卵巣過剰刺激症候群(読み)ランソウカジョウシゲキショウコウグン

デジタル大辞泉 「卵巣過剰刺激症候群」の意味・読み・例文・類語

らんそうかじょうしげき‐しょうこうぐん〔ランサウクワジヨウシゲキシヤウコウオグン〕【卵巣過剰刺激症候群】

オー‐エッチ‐エス‐エス(OHSS)

出典 小学館デジタル大辞泉について 情報 | 凡例

六訂版 家庭医学大全科 「卵巣過剰刺激症候群」の解説

卵巣過剰刺激症候群
(女性の病気と妊娠・出産)

 排卵誘発剤を使用することにより、多数の卵胞が大きく発育して卵巣が腫大し、腹水貯留などを来す状態です。重症の場合は、腹部膨満感、腹痛脱水症状、胸水貯留を伴い、血液が固まりやすくなる等の凝固系異常を起こすようになります。また、腫大した卵巣が捻転(ねんてん)を起こすこともあります。体外受精だけでなく、不妊治療に際して排卵誘発剤を使用する際の重篤な合併症のひとつです。

 予防は、排卵誘発剤を使用しないことですが、不妊治療を行ううえで注射薬の排卵誘発剤(ゴナドトロピン製剤)が必要な場合は、投与中に慎重な管理を行います。最近は自己注射可能な排卵誘発剤が承認されたこともあり、定期的な卵胞発育のチェックが必要です。

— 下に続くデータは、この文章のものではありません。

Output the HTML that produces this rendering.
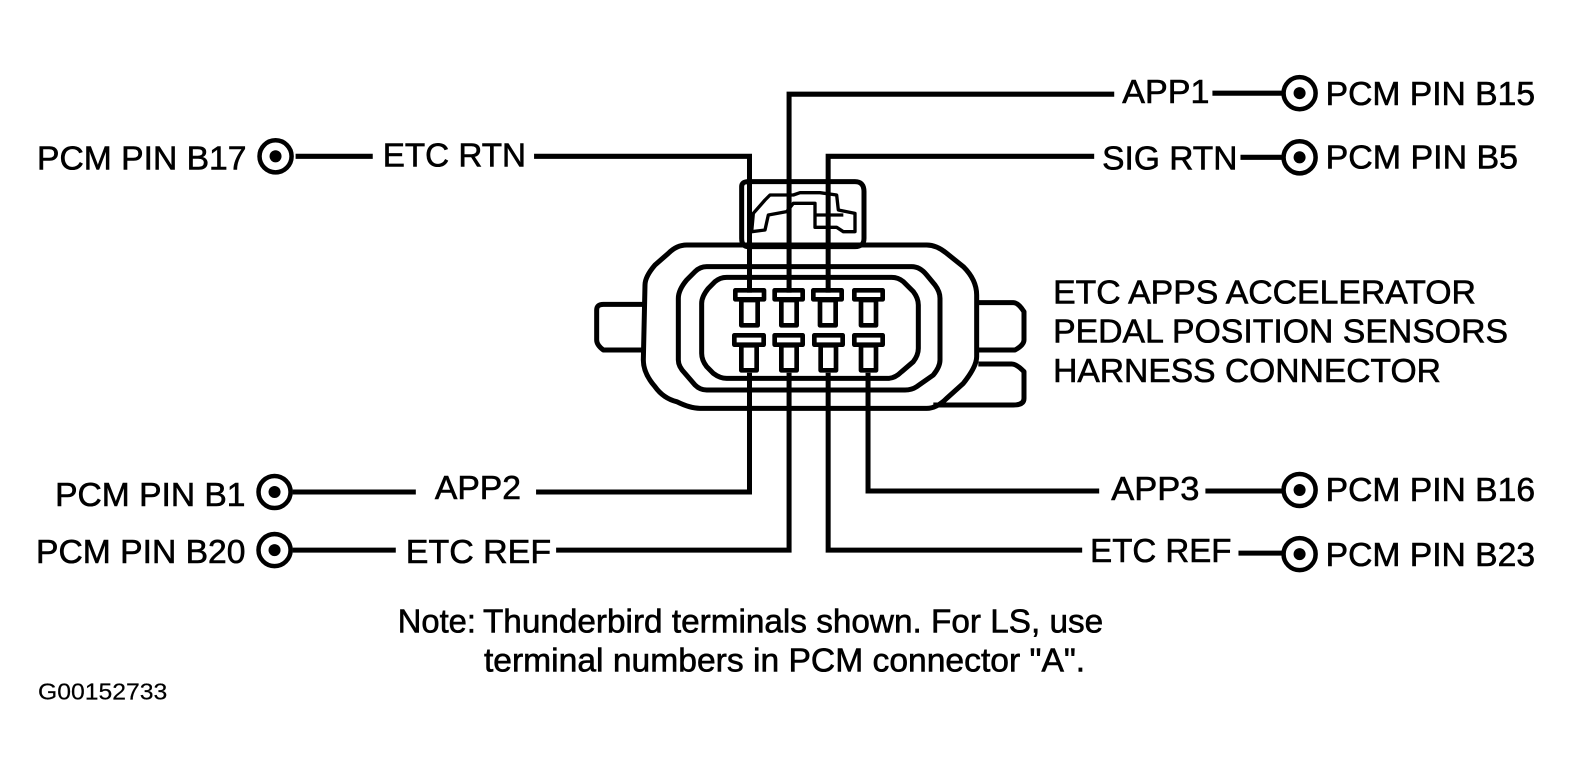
<!DOCTYPE html>
<html><head><meta charset="utf-8"><style>
html,body{margin:0;padding:0;background:#fff}
svg{display:block}
text{font-family:"Liberation Sans",sans-serif;fill:#000;stroke:#000;stroke-width:.6px}
</style></head><body>
<svg width="1571" height="776" viewBox="0 0 1571 776" xmlns="http://www.w3.org/2000/svg">
<rect width="1571" height="776" fill="#fff"/>
<g transform="translate(580,170) scale(.33333)" fill="none" stroke="#000" stroke-width="15" stroke-linejoin="round">
<path d="M485 50Q485 35 505 35H825Q852 35 852 65V205Q852 230 825 230H505Q485 230 485 205Z"/>
<path d="M195 345Q195 320 225 285L265 250Q290 225 320 225H1040Q1070 225 1100 250L1150 290Q1190 330 1190 375V560Q1190 590 1150 640L1100 685Q1070 715 1040 715H360Q330 715 290 695Q250 685 225 650Q190 610 190 570Z"/>
<path d="M295 385Q295 360 320 330L345 305Q360 290 380 290H995Q1020 290 1040 315L1065 345Q1080 365 1080 385V570Q1080 590 1060 615L1010 650Q995 660 975 660H380Q360 660 345 645L315 610Q295 590 295 570Z"/>
<path d="M365 400Q365 380 385 355L405 335Q420 322 440 322H935Q955 322 970 335L1000 365Q1015 385 1015 405V535Q1015 555 1000 575L965 605Q945 625 925 625H440Q420 625 400 610L380 590Q365 570 365 550Z"/>
<path d="M190 403H70Q50 403 50 420V510Q50 525 70 540H190"/>
<path d="M1195 398H1300Q1315 398 1332 425V510Q1332 525 1305 540H1195"/>
<path d="M1195 582H1295Q1310 582 1332 605V685Q1332 705 1300 705H1060"/>
<path d="M520 130L555 90L570 75H640L660 68H720L770 75L775 120L825 130V185H790L770 172H705V100H640L620 125L565 135L555 180L515 185Z" stroke-width="10"/>
<path d="M705 135H790" stroke-width="10"/>
<g stroke-width="14">
<path d="M466 361H552V388H466Z"/><path d="M484 390H533V466H484Z"/>
<path d="M584 361H668V388H584Z"/><path d="M604 390H650V466H604Z"/>
<path d="M700 361H785V388H700Z"/><path d="M720 390H767V466H720Z"/>
<path d="M823 361H908V388H823Z"/><path d="M843 390H888V466H843Z"/>
<path d="M463 496H551V524H463Z"/><path d="M484 526H530V601H484Z"/>
<path d="M584 496H668V524H584Z"/><path d="M604 526H650V601H604Z"/>
<path d="M703 496H788V524H703Z"/><path d="M722 526H768V601H722Z"/>
<path d="M823 496H908V524H823Z"/><path d="M843 526H888V601H843Z"/>
</g>
</g>
<g transform="scale(1.002)">
<g fill="none" stroke="#000" stroke-width="5">
<path d="M295 156H372M533 156H748V292"/>
<path d="M1112 94H787.5V292M1210 93H1280"/>
<path d="M1092 156H826.5V292M1238 157H1280"/>
<path d="M292 491H415M535 491H748V372"/>
<path d="M292 549H395M555 549H787.5V372"/>
<path d="M1097 490H866.3V372M1203 490H1282"/>
<path d="M1080 549H826.5V372M1236 552H1282"/>
<g stroke-width="4.5">
<circle cx="275" cy="156" r="16"/><circle cx="274" cy="491" r="16"/><circle cx="274" cy="549" r="16"/>
<circle cx="1297" cy="93" r="16"/><circle cx="1297" cy="157" r="16"/><circle cx="1297" cy="489" r="16"/><circle cx="1297" cy="553" r="16"/>
</g>
</g>
<g fill="#000">
<circle cx="275" cy="156" r="6"/><circle cx="274" cy="491" r="6"/><circle cx="274" cy="549" r="6"/>
<circle cx="1297" cy="93" r="6"/><circle cx="1297" cy="157" r="6"/><circle cx="1297" cy="489" r="6"/><circle cx="1297" cy="553" r="6"/>
</g>
<g font-size="33">
<text x="37" y="169" textLength="209" lengthAdjust="spacingAndGlyphs">PCM PIN B17</text>
<text x="382" y="166" textLength="143" lengthAdjust="spacingAndGlyphs">ETC RTN</text>
<text x="1120" y="103" textLength="87" lengthAdjust="spacingAndGlyphs">APP1</text>
<text x="1323" y="105" textLength="209" lengthAdjust="spacingAndGlyphs">PCM PIN B15</text>
<text x="1100" y="169" textLength="135" lengthAdjust="spacingAndGlyphs">SIG RTN</text>
<text x="1323" y="168" textLength="192" lengthAdjust="spacingAndGlyphs">PCM PIN B5</text>
<text x="55" y="505" textLength="190" lengthAdjust="spacingAndGlyphs">PCM PIN B1</text>
<text x="434" y="498" textLength="86" lengthAdjust="spacingAndGlyphs">APP2</text>
<text x="36" y="562" textLength="209" lengthAdjust="spacingAndGlyphs">PCM PIN B20</text>
<text x="405" y="562" textLength="145" lengthAdjust="spacingAndGlyphs">ETC REF</text>
<text x="1109" y="499" textLength="88" lengthAdjust="spacingAndGlyphs">APP3</text>
<text x="1323" y="500" textLength="209" lengthAdjust="spacingAndGlyphs">PCM PIN B16</text>
<text x="1088" y="561" textLength="141" lengthAdjust="spacingAndGlyphs">ETC REF</text>
<text x="1323" y="565" textLength="209" lengthAdjust="spacingAndGlyphs">PCM PIN B23</text>
<text x="1051" y="303" textLength="422" lengthAdjust="spacingAndGlyphs">ETC APPS ACCELERATOR</text>
<text x="1051" y="342" textLength="454" lengthAdjust="spacingAndGlyphs">PEDAL POSITION SENSORS</text>
<text x="1051" y="381" textLength="387" lengthAdjust="spacingAndGlyphs">HARNESS CONNECTOR</text>
<text x="397" y="631" textLength="78" lengthAdjust="spacingAndGlyphs">Note:</text>
<text x="482" y="631" textLength="619" lengthAdjust="spacingAndGlyphs">Thunderbird terminals shown. For LS, use</text>
<text x="483" y="670" textLength="600" lengthAdjust="spacingAndGlyphs">terminal numbers in PCM connector "A".</text>
<text x="38" y="698" font-size="23" textLength="129" lengthAdjust="spacingAndGlyphs" style="stroke-width:0.2px">G00152733</text>
</g>
</g>
</svg>
</body></html>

 治療は、過度な腹水が貯留している場合は、入院して安静と補液を行います。さらに蛋白質(たんぱくしつ)補給が必要となる場合もあります。水分が血管内から腹水へ移動することから、血液は濃縮状態となっており、血栓症や賢不全などの重篤な状態になることもあります。